The aspirational world is, for many of us, the fantasy land where (a) people really are the most important asset (b) the workplace does provide flexibility, and (c) ideas are heard and collaboration is a shared value.
Secondly, we (the collective “we” in organizations around the world and in functions that cross ALL department lines) confuse activity with impact. This is what leads companies to hop on the “performative acts” bandwagon; copying and pasting quotes, messages and graphics that align with whatever-month-we-are-celebrating (but only for that month of course) or deciding it’s time to insert the badge-du-jour because everyone else is doing it.
So what to do?
As Jena pointed out, panic has set in because our predictive models aren’t working, and the current candidate/employee behaviors aren’t what we’ve come to expect. (And thus, predictably, many have moved into reactive mode and tossed out any plans to work on strategy that truly can create more balance for those ‘heroes’ in the workforce).
The first step? Speak the truth; and companies and HR, TA and Talent Marketing professionals need to be bold enough to do so. (and no; not with one of those bullshit and cruel job adverts that belittle and shame people).
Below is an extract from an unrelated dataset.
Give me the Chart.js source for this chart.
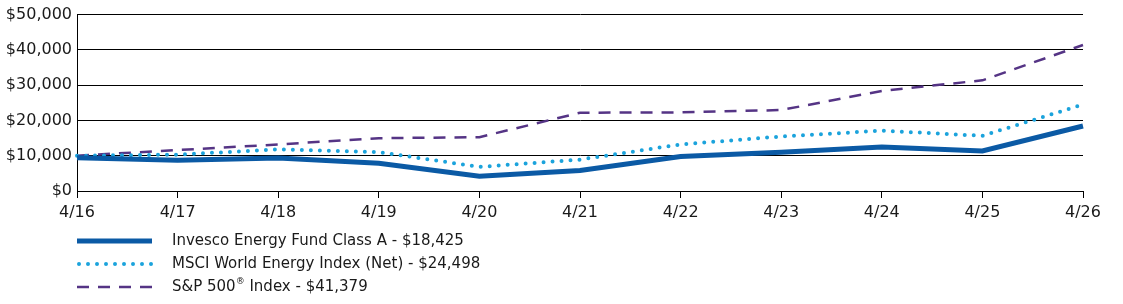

It’s perfectly fine to say “our pay is average, our benefits are mediocre, and when you punch in for the day you will work your ass off. But we’ll treat you fairly, work with you on your schedule, always tell you the truth and most importantly we’ll never sugar coat stuff.”
I once worked for a company with high-turnover (industry norm) and thus, obviously, high-volume recruiting. We had strong applicant flow, so we clearly communicated up front with candidates about the pay, the pace, the workplace rules, and the not-particularly-competitive benefits. (Our goal was to get folks to self-select out). My favorite saying, crafted by one of our recruiters, was one we used across the department when speaking with candidates “we realize this will probably not be your forever job or even your forever company, but it can perhaps be a great job and a great company for you right now.”